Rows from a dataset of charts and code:

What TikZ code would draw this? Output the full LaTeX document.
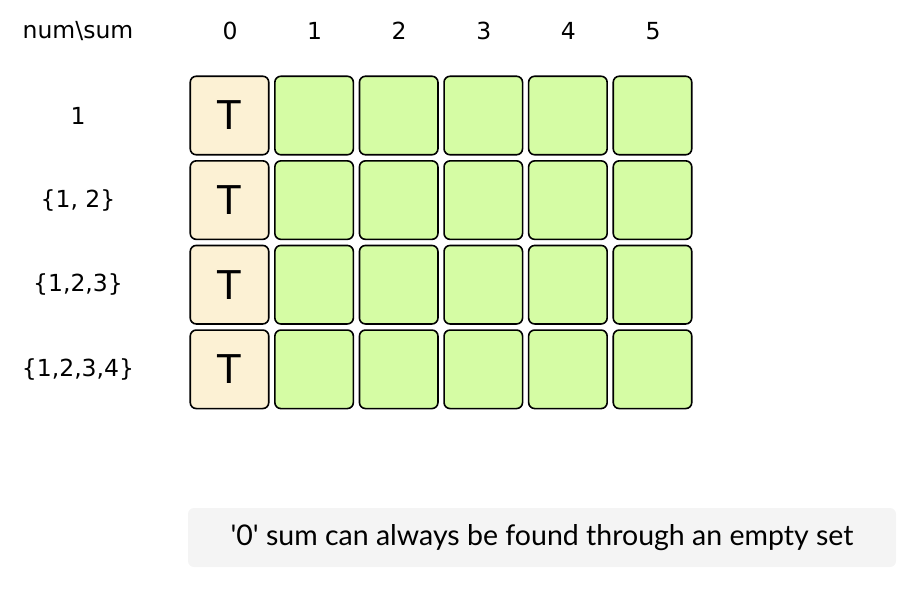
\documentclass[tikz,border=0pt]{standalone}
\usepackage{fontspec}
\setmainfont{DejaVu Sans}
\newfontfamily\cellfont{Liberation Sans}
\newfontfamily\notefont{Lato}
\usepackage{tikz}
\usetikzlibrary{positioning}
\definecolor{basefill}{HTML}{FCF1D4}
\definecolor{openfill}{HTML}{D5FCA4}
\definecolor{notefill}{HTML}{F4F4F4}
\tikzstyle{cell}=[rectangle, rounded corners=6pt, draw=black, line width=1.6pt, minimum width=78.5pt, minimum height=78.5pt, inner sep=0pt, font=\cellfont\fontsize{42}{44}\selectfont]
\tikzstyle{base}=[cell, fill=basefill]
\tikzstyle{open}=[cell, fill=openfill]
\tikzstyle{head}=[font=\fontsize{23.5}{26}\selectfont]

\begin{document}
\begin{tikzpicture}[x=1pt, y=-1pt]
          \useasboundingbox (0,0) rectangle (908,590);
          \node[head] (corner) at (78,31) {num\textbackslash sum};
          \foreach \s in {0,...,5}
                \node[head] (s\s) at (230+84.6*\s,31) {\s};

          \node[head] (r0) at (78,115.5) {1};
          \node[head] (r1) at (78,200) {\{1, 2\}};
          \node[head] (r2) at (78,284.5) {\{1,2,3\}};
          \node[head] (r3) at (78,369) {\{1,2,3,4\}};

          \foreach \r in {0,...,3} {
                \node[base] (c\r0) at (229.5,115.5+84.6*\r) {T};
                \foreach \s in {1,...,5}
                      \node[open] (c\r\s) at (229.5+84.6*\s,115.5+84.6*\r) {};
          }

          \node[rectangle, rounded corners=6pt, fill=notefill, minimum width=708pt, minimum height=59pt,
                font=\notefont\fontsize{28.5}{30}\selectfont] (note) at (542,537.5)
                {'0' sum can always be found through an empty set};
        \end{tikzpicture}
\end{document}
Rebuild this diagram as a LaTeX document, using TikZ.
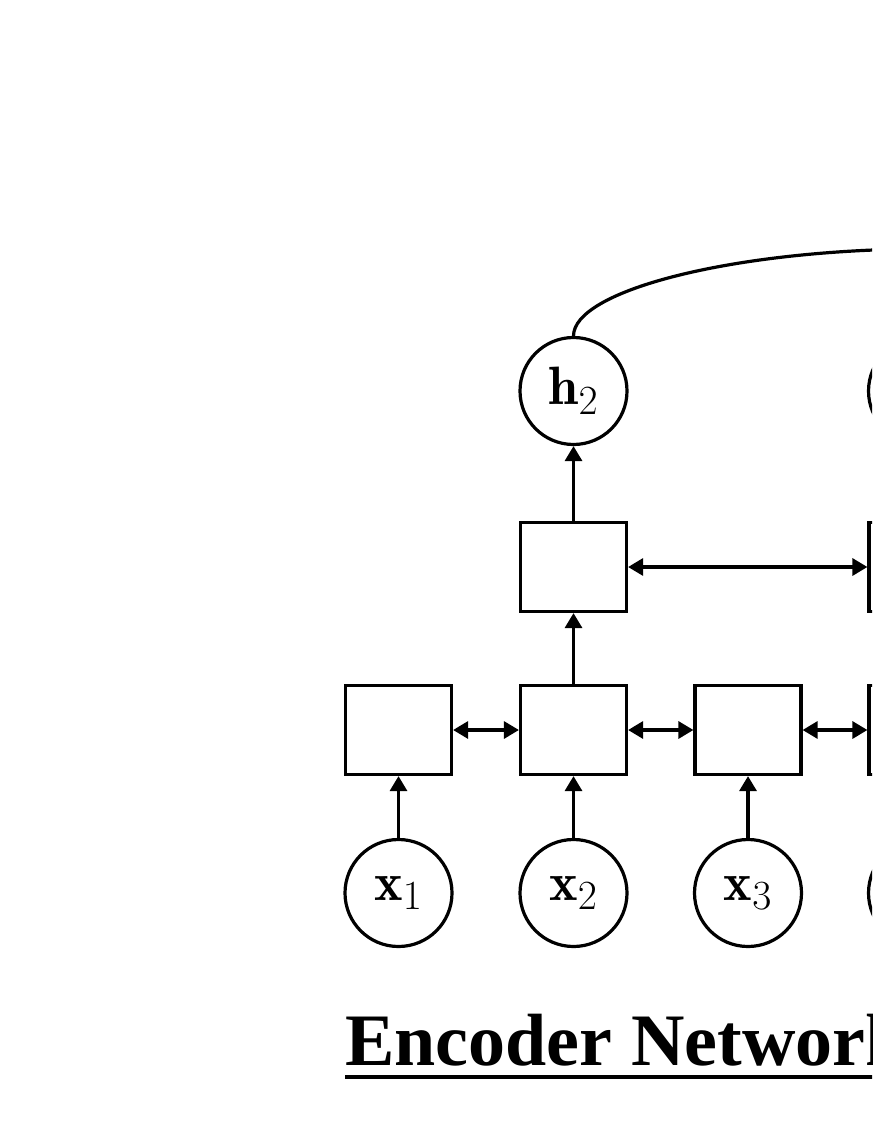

What this task involves: Transcribe all the data word for word; the images stay out.

Exercise output:
What TikZ code would draw this? Output the full LaTeX document.
\documentclass[tikz,border=0pt]{standalone}
\usepackage{fontspec}
\setmainfont{DejaVu Sans}
\newfontfamily\cellfont{Liberation Sans}
\newfontfamily\notefont{Lato}
\usepackage{tikz}
\usetikzlibrary{positioning}
\definecolor{basefill}{HTML}{FCF1D4}
\definecolor{openfill}{HTML}{D5FCA4}
\definecolor{notefill}{HTML}{F4F4F4}
\tikzstyle{cell}=[rectangle, rounded corners=6pt, draw=black, line width=1.6pt, minimum width=78.5pt, minimum height=78.5pt, inner sep=0pt, font=\cellfont\fontsize{42}{44}\selectfont]
\tikzstyle{base}=[cell, fill=basefill]
\tikzstyle{open}=[cell, fill=openfill]
\tikzstyle{head}=[font=\fontsize{23.5}{26}\selectfont]

\begin{document}
\begin{tikzpicture}[x=1pt, y=-1pt]
          \useasboundingbox (0,0) rectangle (908,590);
          \node[head] (corner) at (78,31) {num\textbackslash sum};
          \foreach \s in {0,...,5}
                \node[head] (s\s) at (230+84.6*\s,31) {\s};

          \node[head] (r0) at (78,115.5) {1};
          \node[head] (r1) at (78,200) {\{1, 2\}};
          \node[head] (r2) at (78,284.5) {\{1,2,3\}};
          \node[head] (r3) at (78,369) {\{1,2,3,4\}};

          \foreach \r in {0,...,3} {
                \node[base] (c\r0) at (229.5,115.5+84.6*\r) {T};
                \foreach \s in {1,...,5}
                      \node[open] (c\r\s) at (229.5+84.6*\s,115.5+84.6*\r) {};
          }

          \node[rectangle, rounded corners=6pt, fill=notefill, minimum width=708pt, minimum height=59pt,
                font=\notefont\fontsize{28.5}{30}\selectfont] (note) at (542,537.5)
                {'0' sum can always be found through an empty set};
        \end{tikzpicture}
\end{document}
Rebuild this diagram as a LaTeX document, using TikZ.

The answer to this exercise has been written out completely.